Notas do meu rodapé: A crise continua...

O discurso do político
Quando a crise financeira internacional se desencadeou no último trimestre do ano passado, o discurso oficial apressou-se a sossegar os portugueses, afirmando que Portugal estava imune à crise, e que a banca nacional não iria ser contaminada pela bolha financeira dos Estados Unidos. Durante o primeiro trimestre, deste ano, quando não era já possível mascarar a verdade, que a demagogia dos políticos procura sempre ocultar, até ao limite do possível e do aceitável, o discurso rodou a sua orientação cerca de noventa graus. As falências sucessivas de empresas emblemáticas, a provocar uma avalanche de despedimentos, obrigou os políticos a admitir a existência de uma crise. Foi o momento em que a soberba dos economistas ligados ao sistema neoliberal, e sempre achados pela comunicação social para perorar sobre as virtudes do capitalismo, meteram a viola no saco e o seu discurso na cartola, aguardando melhores dias para um regresso triunfal, convictos que estavam de que a crise seria passageira e apenas serviria para higienizar o sistema económico, promovendo a capacidade dos melhores e eliminando os piores.
Nessa fase, os políticos, numa atitude defensiva, para ocultar as suas próprias culpas, começaram numa estridente choradeira, a proclamar aos quatro ventos, não fosse algum cidadão mais surdo ou mais distraído não os ouvir, que a crise era de fora, era externa, e que não tinha nada a ver com factores internos. O discurso não deveria ter sido convincente, pois não segurou os votos dos portugueses que negaram a maioria absoluta ao Partido Socialista.
Perversamente, as campanhas eleitorais e as respectivas pré-campanhas, que deveriam ter constituído a plataforma ideal da discussão da crise, quer das suas causas, com particular destaque para as internas, quer das medidas mais correctas para a enfrentar e ultrapassar, transformaram-se num espectáculo circense, caracterizado por uma verborreia intragável de sloganes e de frases feitas, onde o essencial se esfumou, restando o acessório para fazer render em votos. Muitos portugueses acreditaram, como os resultados eleitorais demonstraram.
No período pós-eleitoral, o da ressaca, a crise fugiu miraculosamente do discurso político, e o que é mais grave, do discurso da comunicação social. O encerramento de uma fábrica com centenas de trabalhadores, como continua a acontecer, já não justifica a correria das televisões nem a abertura dos telejornais.
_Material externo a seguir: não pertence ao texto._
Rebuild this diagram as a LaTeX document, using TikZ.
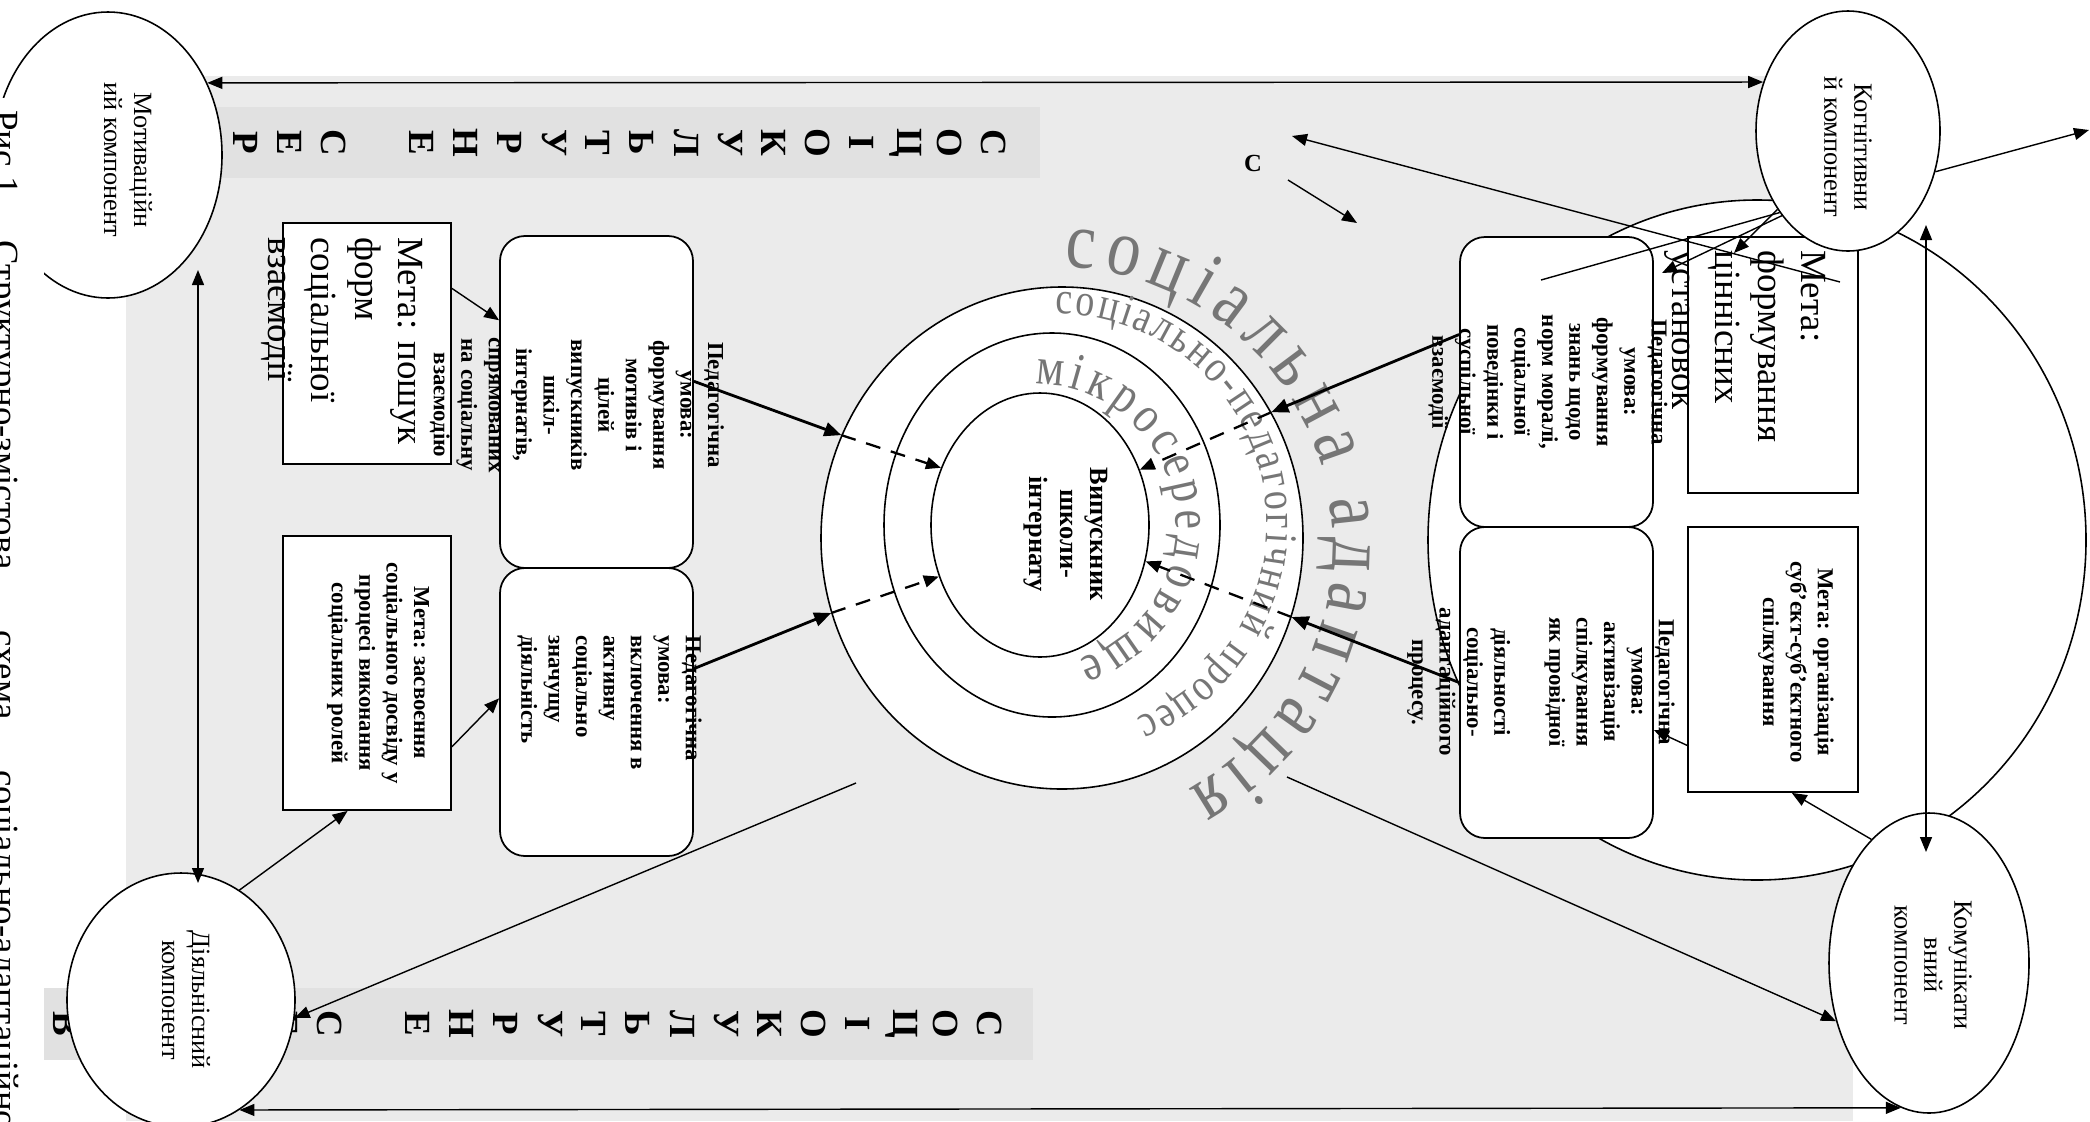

Na boca dos políticos a crise continua a ser uma entidade abstracta, irreal, longínqua, que apareceu no horizonte aleatoriamente, tal como aparecem as tempestades e os terramotos, forma hábil e desonesta de subliminarmente dizer que nada há a fazer, a não ser aplicar alguns paliativos.
No entanto, a crise está aí, para nosso descontentamento, com o seu cortejo de desempregados, de falências e com o aumento silencioso do número dos novos pobres.